#### [Stated exercise]
Each record that follows should be repeated exactly, minus any images.

#### [Listed records]

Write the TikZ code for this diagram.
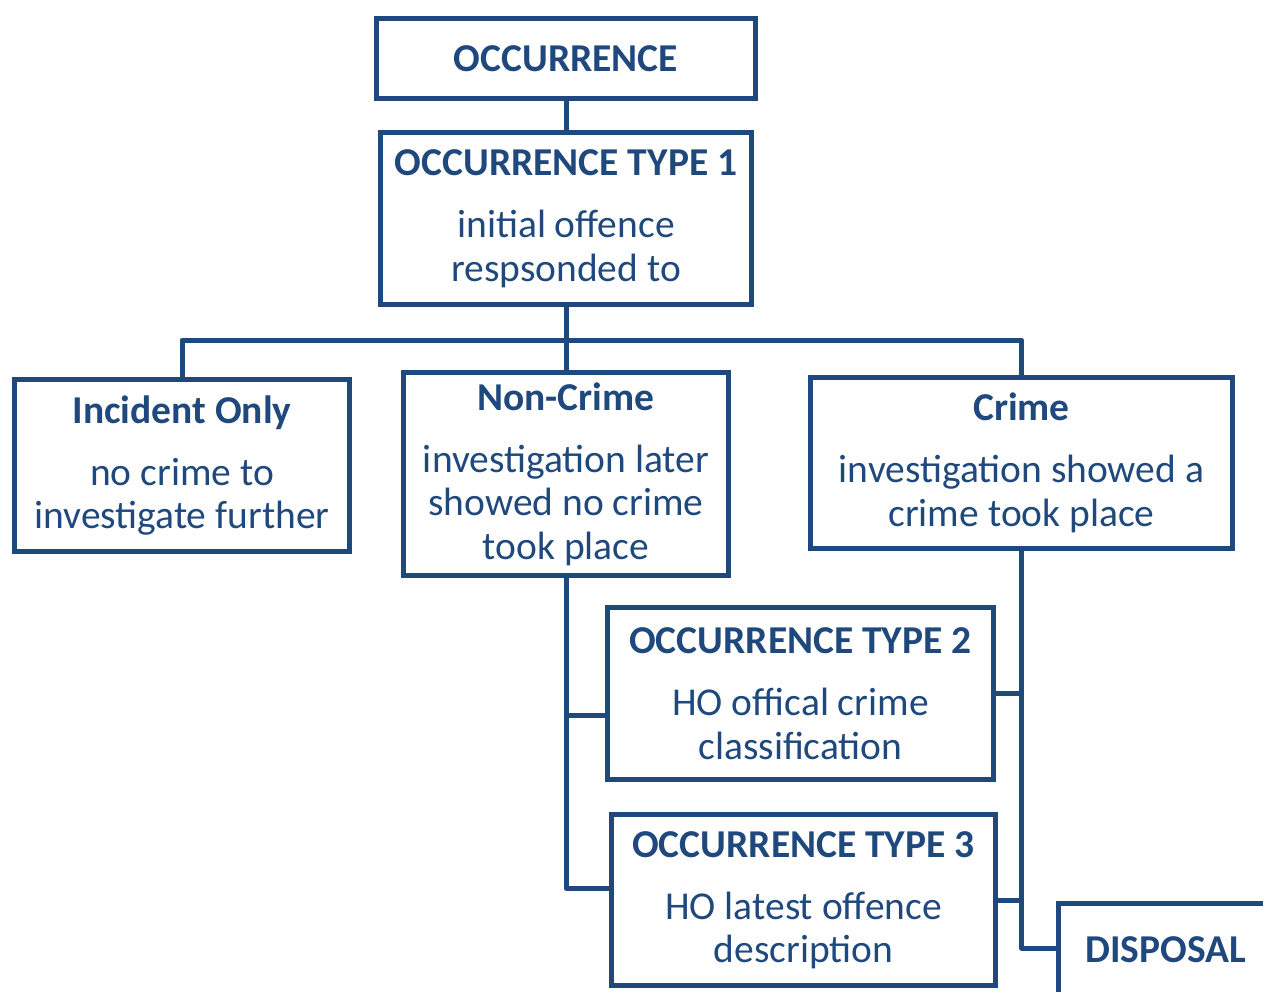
\documentclass[tikz,border=0pt]{standalone}
\usepackage{fontspec}
\setmainfont{Carlito}
\usetikzlibrary{calc}
\definecolor{navy}{RGB}{31,73,125}
\tikzset{
  box/.style={rectangle, draw=navy, line width=5pt, align=center, inner sep=0pt,
    text=navy, font=\fontsize{39.5}{43.5}\selectfont},
  link/.style={draw=navy, line width=5pt, line join=round}
}
\newcommand{\titled}[2]{\textbf{#1}\\[18.5pt]#2}

\begin{document}
\begin{tikzpicture}[x=1pt,y=-1pt]
  \useasboundingbox (0,0) rectangle (1263,991);
  \clip (0,0) rectangle (1263,991);
  % boxes
  \node (occ) at (566,58.5) [box,minimum width=379pt,minimum height=80pt] {\textbf{OCCURRENCE}};
  \node (ot1) at (566,218.5) [box,minimum width=371pt,minimum height=172pt] {\titled{OCCURRENCE TYPE 1}{initial offence\\respsonded to}};
  \node (incident) at (182,465.5) [box,minimum width=335pt,minimum height=172pt] {\titled{Incident Only}{no crime to\\investigate further}};
  \node (noncrime) at (566,474) [box,minimum width=325pt,minimum height=203pt] {\titled{Non-Crime}{investigation later\\showed no crime\\took place}};
  \node (crime) at (1021.5,463) [box,minimum width=422pt,minimum height=171pt] {\titled{Crime}{investigation showed a\\crime took place}};
  \node (ot2) at (800.5,693.5) [box,minimum width=386pt,minimum height=172pt] {\titled{OCCURRENCE TYPE 2}{HO offical crime\\classification}};
  \node (ot3) at (803.5,900) [box,minimum width=384pt,minimum height=171pt] {\titled{OCCURRENCE TYPE 3}{HO latest offence\\description}};
  \node (disp) at (1056,900.5) [box,anchor=north west,minimum width=214pt,text height=59.5pt,text depth=100pt] {\textbf{DISPOSAL}};
  % connection points
  \coordinate (bus) at (566,340);
  \coordinate (t2in) at ([yshift=-22pt]ot2.west);
  \coordinate (t3in) at ([yshift=12pt]ot3.west);
  \coordinate (dispin) at ([yshift=-47.5pt]disp.north west);
  % connectors
  \draw [link] (occ.south) -- (ot1.north);
  \draw [link] (ot1.south) -- (noncrime.north);
  \draw [link] (incident.north) |- (bus) -| (crime.north);
  \draw [link] (noncrime.south) |- (t3in);
  \draw [link] (noncrime.south |- t2in) -- (t2in);
  \draw [link] (crime.south) |- (dispin);
  \draw [link] (ot2.east) -- (ot2.east -| crime.south);
  \draw [link] (ot3.east) -- (ot3.east -| crime.south);
\end{tikzpicture}
\end{document}
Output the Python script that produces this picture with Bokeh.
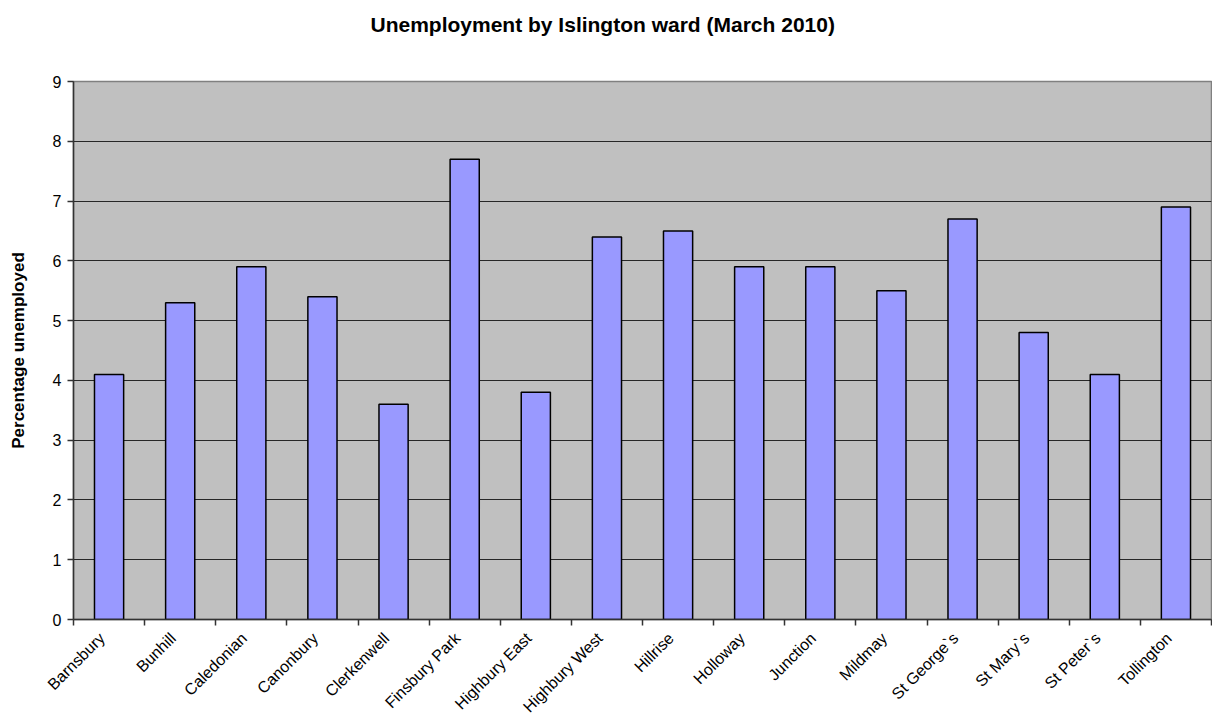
import math
from bokeh.plotting import figure
from bokeh.models import FixedTicker, Range1d, ColumnDataSource, Title
from bokeh.embed import file_html
from bokeh.resources import INLINE

wards = ["Barnsbury", "Bunhill", "Caledonian", "Canonbury", "Clerkenwell",
         "Finsbury Park", "Highbury East", "Highbury West", "Hillrise",
         "Holloway", "Junction", "Mildmay", "St George`s", "St Mary`s",
         "St Peter`s", "Tollington"]
unemployment = [4.1, 5.3, 5.9, 5.4, 3.6, 7.7, 3.8, 6.4, 6.5, 5.9, 5.9, 5.5,
                6.7, 4.8, 4.1, 6.9]
y_ticks = [0, 1, 2, 3, 4, 5, 6, 7, 8, 9]

FONT = "Liberation Sans"
n = len(wards)
centers = [i + 0.5 for i in range(n)]
label_pos = [c - 0.1 for c in centers]

src = ColumnDataSource(dict(x=centers, top=unemployment, ward=wards))

p = figure(width=1212, height=726, output_backend="svg", toolbar_location=None,
           x_range=Range1d(0, n), y_range=Range1d(0, 9),
           min_border_left=73, min_border_right=1, min_border_top=81,
           min_border_bottom=107)

p.title = Title(text="Unemployment by Islington ward (March 2010)",
                align="left", text_font=FONT, offset=297,
                text_font_size="21px", text_font_style="bold",
                text_color="#000000", standoff=0)
# empty spacer between title and plot frame
p.add_layout(Title(text=" ", text_font=FONT, text_font_size="40px",
                   standoff=0), "above")

p.background_fill_color = "#C0C0C0"
p.border_fill_color = "#FFFFFF"
p.outline_line_color = "#808080"
p.outline_line_width = 1.5

p.vbar(x="x", top="top", width=0.41, bottom=0, source=src,
       fill_color="#9999FF", line_color="#000000", line_width=1.5)

# grid
p.xgrid.visible = False
p.ygrid.ticker = FixedTicker(ticks=y_ticks)
p.ygrid.grid_line_color = "#000000"
p.ygrid.grid_line_width = 1
p.ygrid.grid_line_alpha = 0.8

# x axis
xa = p.xaxis[0]
xa.ticker = FixedTicker(ticks=label_pos, minor_ticks=list(range(n + 1)))
xa.major_label_overrides = {c: w for c, w in zip(label_pos, wards)}
xa.major_tick_out = 0
xa.major_tick_in = 0
xa.minor_tick_out = 6
xa.minor_tick_in = 0
xa.minor_tick_line_color = "#333333"
xa.minor_tick_line_width = 1.5
xa.axis_line_color = "#333333"
xa.axis_line_width = 1.5
xa.major_label_orientation = math.pi / 4
xa.major_label_text_font = FONT
xa.major_label_text_font_size = "16px"
xa.major_label_text_color = "#000000"
xa.major_label_standoff = 10

# y axis
ya = p.yaxis[0]
ya.ticker = FixedTicker(ticks=y_ticks)
ya.major_tick_out = 6
ya.major_tick_in = 0
ya.minor_tick_out = 0
ya.minor_tick_in = 0
ya.major_tick_line_color = "#333333"
ya.major_tick_line_width = 1.5
ya.axis_line_color = "#333333"
ya.axis_line_width = 1.5
ya.major_label_text_font = FONT
ya.major_label_text_font_size = "16px"
ya.major_label_text_color = "#000000"
ya.major_label_standoff = 6
ya.axis_label = "Percentage unemployed"
ya.axis_label_text_font = FONT
ya.axis_label_text_font_size = "17px"
ya.axis_label_text_font_style = "bold"
ya.axis_label_text_color = "#000000"
ya.axis_label_standoff = 22

open("out.html", "w").write(file_html(p, INLINE))
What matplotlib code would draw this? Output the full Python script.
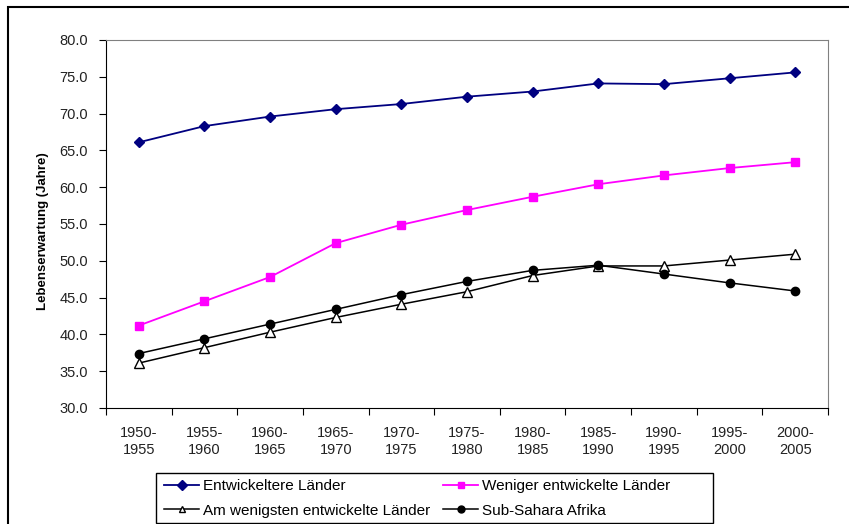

#### [Solution to the problem]
Write the TikZ code for this diagram.
\documentclass[tikz,border=0pt]{standalone}
\usepackage{fontspec}
\setmainfont{Carlito}
\usetikzlibrary{calc}
\definecolor{navy}{RGB}{31,73,125}
\tikzset{
  box/.style={rectangle, draw=navy, line width=5pt, align=center, inner sep=0pt,
    text=navy, font=\fontsize{39.5}{43.5}\selectfont},
  link/.style={draw=navy, line width=5pt, line join=round}
}
\newcommand{\titled}[2]{\textbf{#1}\\[18.5pt]#2}

\begin{document}
\begin{tikzpicture}[x=1pt,y=-1pt]
  \useasboundingbox (0,0) rectangle (1263,991);
  \clip (0,0) rectangle (1263,991);
  % boxes
  \node (occ) at (566,58.5) [box,minimum width=379pt,minimum height=80pt] {\textbf{OCCURRENCE}};
  \node (ot1) at (566,218.5) [box,minimum width=371pt,minimum height=172pt] {\titled{OCCURRENCE TYPE 1}{initial offence\\respsonded to}};
  \node (incident) at (182,465.5) [box,minimum width=335pt,minimum height=172pt] {\titled{Incident Only}{no crime to\\investigate further}};
  \node (noncrime) at (566,474) [box,minimum width=325pt,minimum height=203pt] {\titled{Non-Crime}{investigation later\\showed no crime\\took place}};
  \node (crime) at (1021.5,463) [box,minimum width=422pt,minimum height=171pt] {\titled{Crime}{investigation showed a\\crime took place}};
  \node (ot2) at (800.5,693.5) [box,minimum width=386pt,minimum height=172pt] {\titled{OCCURRENCE TYPE 2}{HO offical crime\\classification}};
  \node (ot3) at (803.5,900) [box,minimum width=384pt,minimum height=171pt] {\titled{OCCURRENCE TYPE 3}{HO latest offence\\description}};
  \node (disp) at (1056,900.5) [box,anchor=north west,minimum width=214pt,text height=59.5pt,text depth=100pt] {\textbf{DISPOSAL}};
  % connection points
  \coordinate (bus) at (566,340);
  \coordinate (t2in) at ([yshift=-22pt]ot2.west);
  \coordinate (t3in) at ([yshift=12pt]ot3.west);
  \coordinate (dispin) at ([yshift=-47.5pt]disp.north west);
  % connectors
  \draw [link] (occ.south) -- (ot1.north);
  \draw [link] (ot1.south) -- (noncrime.north);
  \draw [link] (incident.north) |- (bus) -| (crime.north);
  \draw [link] (noncrime.south) |- (t3in);
  \draw [link] (noncrime.south |- t2in) -- (t2in);
  \draw [link] (crime.south) |- (dispin);
  \draw [link] (ot2.east) -- (ot2.east -| crime.south);
  \draw [link] (ot3.east) -- (ot3.east -| crime.south);
\end{tikzpicture}
\end{document}
Output the Python script that produces this picture with Bokeh.
import math
from bokeh.plotting import figure
from bokeh.models import FixedTicker, Range1d, ColumnDataSource, Title
from bokeh.embed import file_html
from bokeh.resources import INLINE

wards = ["Barnsbury", "Bunhill", "Caledonian", "Canonbury", "Clerkenwell",
         "Finsbury Park", "Highbury East", "Highbury West", "Hillrise",
         "Holloway", "Junction", "Mildmay", "St George`s", "St Mary`s",
         "St Peter`s", "Tollington"]
unemployment = [4.1, 5.3, 5.9, 5.4, 3.6, 7.7, 3.8, 6.4, 6.5, 5.9, 5.9, 5.5,
                6.7, 4.8, 4.1, 6.9]
y_ticks = [0, 1, 2, 3, 4, 5, 6, 7, 8, 9]

FONT = "Liberation Sans"
n = len(wards)
centers = [i + 0.5 for i in range(n)]
label_pos = [c - 0.1 for c in centers]

src = ColumnDataSource(dict(x=centers, top=unemployment, ward=wards))

p = figure(width=1212, height=726, output_backend="svg", toolbar_location=None,
           x_range=Range1d(0, n), y_range=Range1d(0, 9),
           min_border_left=73, min_border_right=1, min_border_top=81,
           min_border_bottom=107)

p.title = Title(text="Unemployment by Islington ward (March 2010)",
                align="left", text_font=FONT, offset=297,
                text_font_size="21px", text_font_style="bold",
                text_color="#000000", standoff=0)
# empty spacer between title and plot frame
p.add_layout(Title(text=" ", text_font=FONT, text_font_size="40px",
                   standoff=0), "above")

p.background_fill_color = "#C0C0C0"
p.border_fill_color = "#FFFFFF"
p.outline_line_color = "#808080"
p.outline_line_width = 1.5

p.vbar(x="x", top="top", width=0.41, bottom=0, source=src,
       fill_color="#9999FF", line_color="#000000", line_width=1.5)

# grid
p.xgrid.visible = False
p.ygrid.ticker = FixedTicker(ticks=y_ticks)
p.ygrid.grid_line_color = "#000000"
p.ygrid.grid_line_width = 1
p.ygrid.grid_line_alpha = 0.8

# x axis
xa = p.xaxis[0]
xa.ticker = FixedTicker(ticks=label_pos, minor_ticks=list(range(n + 1)))
xa.major_label_overrides = {c: w for c, w in zip(label_pos, wards)}
xa.major_tick_out = 0
xa.major_tick_in = 0
xa.minor_tick_out = 6
xa.minor_tick_in = 0
xa.minor_tick_line_color = "#333333"
xa.minor_tick_line_width = 1.5
xa.axis_line_color = "#333333"
xa.axis_line_width = 1.5
xa.major_label_orientation = math.pi / 4
xa.major_label_text_font = FONT
xa.major_label_text_font_size = "16px"
xa.major_label_text_color = "#000000"
xa.major_label_standoff = 10

# y axis
ya = p.yaxis[0]
ya.ticker = FixedTicker(ticks=y_ticks)
ya.major_tick_out = 6
ya.major_tick_in = 0
ya.minor_tick_out = 0
ya.minor_tick_in = 0
ya.major_tick_line_color = "#333333"
ya.major_tick_line_width = 1.5
ya.axis_line_color = "#333333"
ya.axis_line_width = 1.5
ya.major_label_text_font = FONT
ya.major_label_text_font_size = "16px"
ya.major_label_text_color = "#000000"
ya.major_label_standoff = 6
ya.axis_label = "Percentage unemployed"
ya.axis_label_text_font = FONT
ya.axis_label_text_font_size = "17px"
ya.axis_label_text_font_style = "bold"
ya.axis_label_text_color = "#000000"
ya.axis_label_standoff = 22

open("out.html", "w").write(file_html(p, INLINE))
What matplotlib code would draw this? Output the full Python script.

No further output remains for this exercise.